* [Material]
--- START ---

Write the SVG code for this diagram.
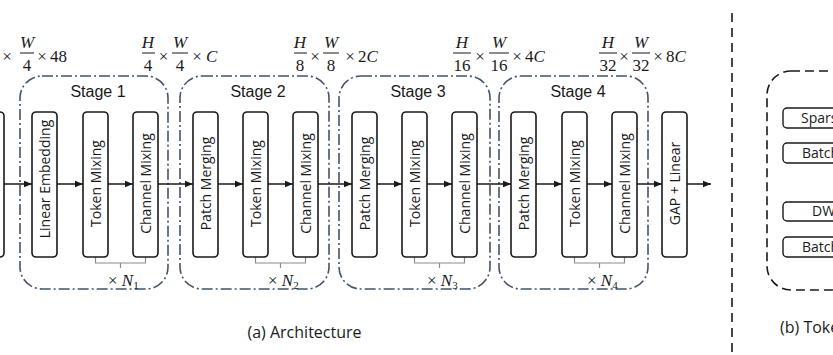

--- END ---
--- START ---

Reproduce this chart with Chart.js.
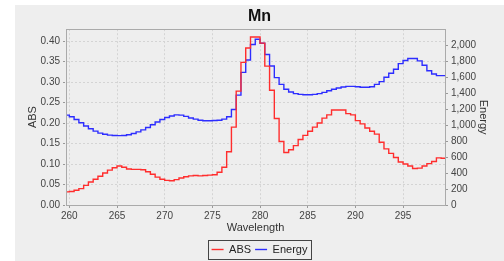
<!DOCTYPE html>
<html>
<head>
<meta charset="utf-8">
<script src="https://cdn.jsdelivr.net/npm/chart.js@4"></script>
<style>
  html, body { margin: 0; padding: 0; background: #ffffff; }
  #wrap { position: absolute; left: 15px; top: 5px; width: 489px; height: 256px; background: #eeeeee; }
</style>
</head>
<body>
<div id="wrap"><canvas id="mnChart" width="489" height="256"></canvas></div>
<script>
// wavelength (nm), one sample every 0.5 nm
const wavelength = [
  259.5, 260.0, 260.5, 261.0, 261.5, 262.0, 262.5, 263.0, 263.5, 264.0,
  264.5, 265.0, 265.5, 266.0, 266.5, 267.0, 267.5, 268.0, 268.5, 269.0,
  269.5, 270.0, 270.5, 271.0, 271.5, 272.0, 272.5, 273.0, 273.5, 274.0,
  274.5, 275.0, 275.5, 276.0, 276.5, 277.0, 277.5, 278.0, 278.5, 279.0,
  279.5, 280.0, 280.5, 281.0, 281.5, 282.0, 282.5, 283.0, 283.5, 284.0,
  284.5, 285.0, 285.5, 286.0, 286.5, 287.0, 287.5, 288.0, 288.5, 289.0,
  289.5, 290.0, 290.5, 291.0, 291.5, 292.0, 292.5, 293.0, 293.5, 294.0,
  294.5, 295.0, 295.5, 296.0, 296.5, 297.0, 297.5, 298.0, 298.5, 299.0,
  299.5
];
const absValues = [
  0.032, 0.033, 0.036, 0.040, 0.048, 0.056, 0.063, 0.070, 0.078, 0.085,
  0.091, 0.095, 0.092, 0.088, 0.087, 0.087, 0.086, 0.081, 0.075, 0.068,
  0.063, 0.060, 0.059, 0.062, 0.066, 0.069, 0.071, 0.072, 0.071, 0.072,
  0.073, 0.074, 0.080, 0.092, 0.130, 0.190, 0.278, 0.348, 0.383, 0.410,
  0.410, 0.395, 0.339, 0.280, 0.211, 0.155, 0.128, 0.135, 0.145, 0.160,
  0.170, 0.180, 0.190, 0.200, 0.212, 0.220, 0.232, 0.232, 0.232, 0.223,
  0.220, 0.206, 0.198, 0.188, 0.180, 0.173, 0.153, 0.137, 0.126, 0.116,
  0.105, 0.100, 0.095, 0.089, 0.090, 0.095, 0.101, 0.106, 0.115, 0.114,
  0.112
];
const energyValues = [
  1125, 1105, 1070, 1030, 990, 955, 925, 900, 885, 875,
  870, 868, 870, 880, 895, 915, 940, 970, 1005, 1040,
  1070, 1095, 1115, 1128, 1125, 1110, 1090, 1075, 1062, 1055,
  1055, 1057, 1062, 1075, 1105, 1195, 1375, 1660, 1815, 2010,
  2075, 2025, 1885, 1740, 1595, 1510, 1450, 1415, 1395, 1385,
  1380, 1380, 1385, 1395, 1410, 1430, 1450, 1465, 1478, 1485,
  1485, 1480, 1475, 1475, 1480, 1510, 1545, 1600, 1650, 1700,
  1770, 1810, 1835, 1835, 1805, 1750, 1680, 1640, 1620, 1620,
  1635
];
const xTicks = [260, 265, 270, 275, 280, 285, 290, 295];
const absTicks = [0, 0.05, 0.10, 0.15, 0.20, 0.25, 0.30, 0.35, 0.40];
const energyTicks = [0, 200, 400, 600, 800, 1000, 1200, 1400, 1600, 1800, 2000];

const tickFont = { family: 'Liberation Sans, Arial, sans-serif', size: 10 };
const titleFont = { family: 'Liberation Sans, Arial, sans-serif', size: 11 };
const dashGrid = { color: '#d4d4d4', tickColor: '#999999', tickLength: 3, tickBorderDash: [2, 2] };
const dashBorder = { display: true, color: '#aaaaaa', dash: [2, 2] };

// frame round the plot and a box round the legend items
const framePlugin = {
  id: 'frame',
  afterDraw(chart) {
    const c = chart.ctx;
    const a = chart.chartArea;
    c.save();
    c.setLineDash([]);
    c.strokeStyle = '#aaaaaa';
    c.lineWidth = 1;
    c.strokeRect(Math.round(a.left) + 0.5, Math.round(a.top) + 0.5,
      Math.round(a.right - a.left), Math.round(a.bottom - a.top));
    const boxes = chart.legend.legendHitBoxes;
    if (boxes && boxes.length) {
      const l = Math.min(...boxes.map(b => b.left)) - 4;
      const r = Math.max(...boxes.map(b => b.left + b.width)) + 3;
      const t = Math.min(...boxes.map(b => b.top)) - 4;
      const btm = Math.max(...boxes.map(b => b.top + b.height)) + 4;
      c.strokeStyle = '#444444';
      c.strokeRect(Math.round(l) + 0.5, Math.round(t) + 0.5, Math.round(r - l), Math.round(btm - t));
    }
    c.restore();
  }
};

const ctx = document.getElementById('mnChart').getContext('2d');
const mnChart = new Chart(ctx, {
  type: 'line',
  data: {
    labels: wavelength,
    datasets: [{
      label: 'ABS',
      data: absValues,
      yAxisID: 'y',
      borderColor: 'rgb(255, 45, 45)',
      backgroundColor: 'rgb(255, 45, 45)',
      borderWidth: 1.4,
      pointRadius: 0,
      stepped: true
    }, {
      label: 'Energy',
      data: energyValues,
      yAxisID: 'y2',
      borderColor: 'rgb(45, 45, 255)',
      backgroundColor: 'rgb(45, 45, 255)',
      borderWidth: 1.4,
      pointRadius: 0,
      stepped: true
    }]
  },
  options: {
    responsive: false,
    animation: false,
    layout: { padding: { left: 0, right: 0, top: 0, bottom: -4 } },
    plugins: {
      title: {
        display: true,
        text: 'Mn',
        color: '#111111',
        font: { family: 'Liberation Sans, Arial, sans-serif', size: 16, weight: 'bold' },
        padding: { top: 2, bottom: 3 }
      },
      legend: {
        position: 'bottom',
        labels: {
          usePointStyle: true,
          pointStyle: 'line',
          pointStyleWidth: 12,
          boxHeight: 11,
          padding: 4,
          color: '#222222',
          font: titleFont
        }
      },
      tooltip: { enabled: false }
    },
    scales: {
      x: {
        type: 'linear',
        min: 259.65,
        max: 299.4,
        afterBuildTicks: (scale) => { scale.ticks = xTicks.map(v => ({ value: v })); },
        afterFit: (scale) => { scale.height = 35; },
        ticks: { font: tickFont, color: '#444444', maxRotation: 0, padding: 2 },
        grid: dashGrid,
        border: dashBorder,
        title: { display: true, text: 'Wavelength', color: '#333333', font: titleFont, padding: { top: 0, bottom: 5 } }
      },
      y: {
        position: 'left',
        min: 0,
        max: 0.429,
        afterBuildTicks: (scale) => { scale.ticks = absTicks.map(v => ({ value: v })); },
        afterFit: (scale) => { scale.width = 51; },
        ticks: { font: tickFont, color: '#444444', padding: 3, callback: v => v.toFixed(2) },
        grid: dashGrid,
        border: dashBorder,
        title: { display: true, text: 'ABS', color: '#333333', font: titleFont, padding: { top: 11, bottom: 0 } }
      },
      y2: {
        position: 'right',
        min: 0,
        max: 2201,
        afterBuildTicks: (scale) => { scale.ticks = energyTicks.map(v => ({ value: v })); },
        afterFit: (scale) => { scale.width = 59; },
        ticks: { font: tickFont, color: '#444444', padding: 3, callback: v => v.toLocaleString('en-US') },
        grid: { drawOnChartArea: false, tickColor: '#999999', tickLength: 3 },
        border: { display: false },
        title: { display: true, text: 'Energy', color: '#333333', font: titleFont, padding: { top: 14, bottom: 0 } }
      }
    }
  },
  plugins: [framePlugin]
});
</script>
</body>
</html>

--- END ---

* [Prompt]
Count the lines in the entries above that include the string "this", then give only that figure.

* [Task answer]
2